Is it truly free will then?  If God's will and sovereignty is over it?


----------



## tell sackett (Jul 1, 2009)

Yes, and farther along HE'S going to explain it and we'll all say"oooh".  Like I said( maybe poorly), we can't fully understand the infinite wisdom of God.


----------



## Randy (Jul 1, 2009)

Yes.  Once you hear about God and His son you have free will to believe it or not.


----------



## earl (Jul 1, 2009)

tell sackett said:


> Yes, but it does not overule the sovreignity of God. No matter what we do in our finite wisdom and will, He will use it to fulfill His purposes and no one here on this earth has the understanding to fully explain it.

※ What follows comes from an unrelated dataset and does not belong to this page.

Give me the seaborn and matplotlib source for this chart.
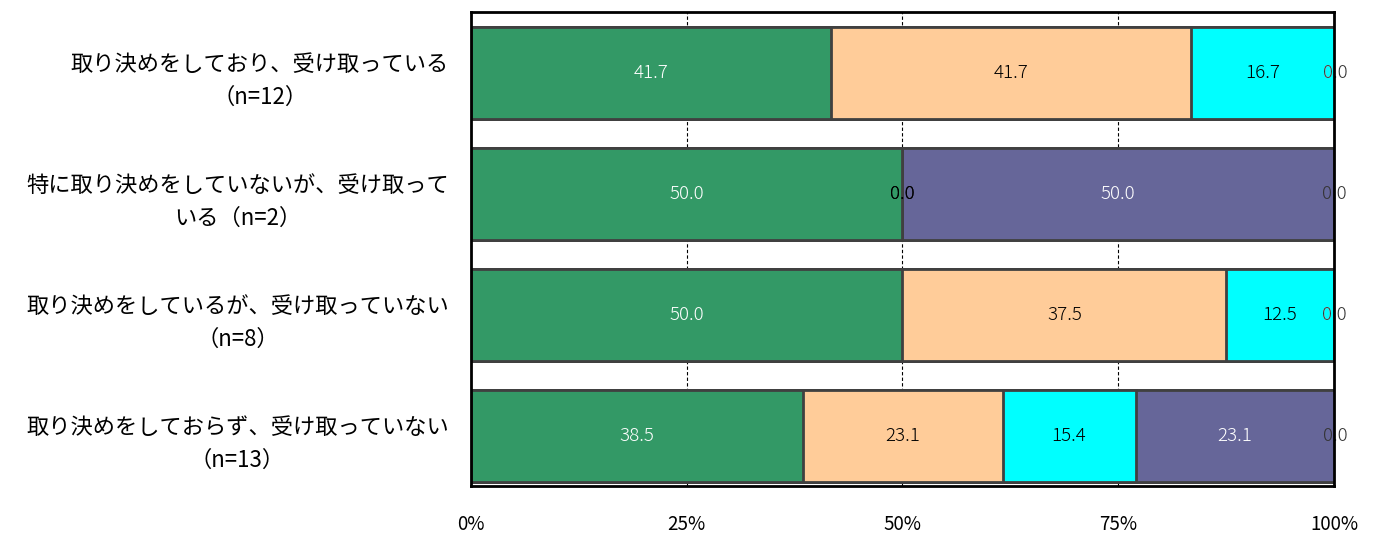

If I am not mistaken ,that is the wobbling ddd saw. Like I said before,  either you have it or you don't. Free means no strings attached, no qualifiers needed. 
  Tell ,you sound like a car salesman. No down payment needed. And then in a quiet voice-- Just a small $10.000 fee to process your loan . 
  See what I mean ?


----------



## pnome (Jul 1, 2009)

Yep.


----------



## WTM45 (Jul 1, 2009)

Yes, totally.
No god is controlling the outcomes.  No god is predetermining the result.

With that comes complete responsibility for our actions.


----------



## tell sackett (Jul 1, 2009)

earl,as I' said twice, we don't have the capability in our human understanding to comprehend all that God does. We simply accept that what He does is good and right. Ro.11:33- O the depth of the riches both of the wisdom and knowledge of God! how unsearchable are his judgements, and his ways past finding out! Both free will and God's sovereign will are taught in the Bible. Do I fully understand it? No, but I accept both as the truth of God's word.


----------



## ambush80 (Jul 1, 2009)

Shooter,

There have been many threads on the subject in the short time I've been here.

From what I can tell, there are 2 schools of thought represented by the Christians on this forum:  The Calvinists who believe in predestination and the others who don't believe in predestination.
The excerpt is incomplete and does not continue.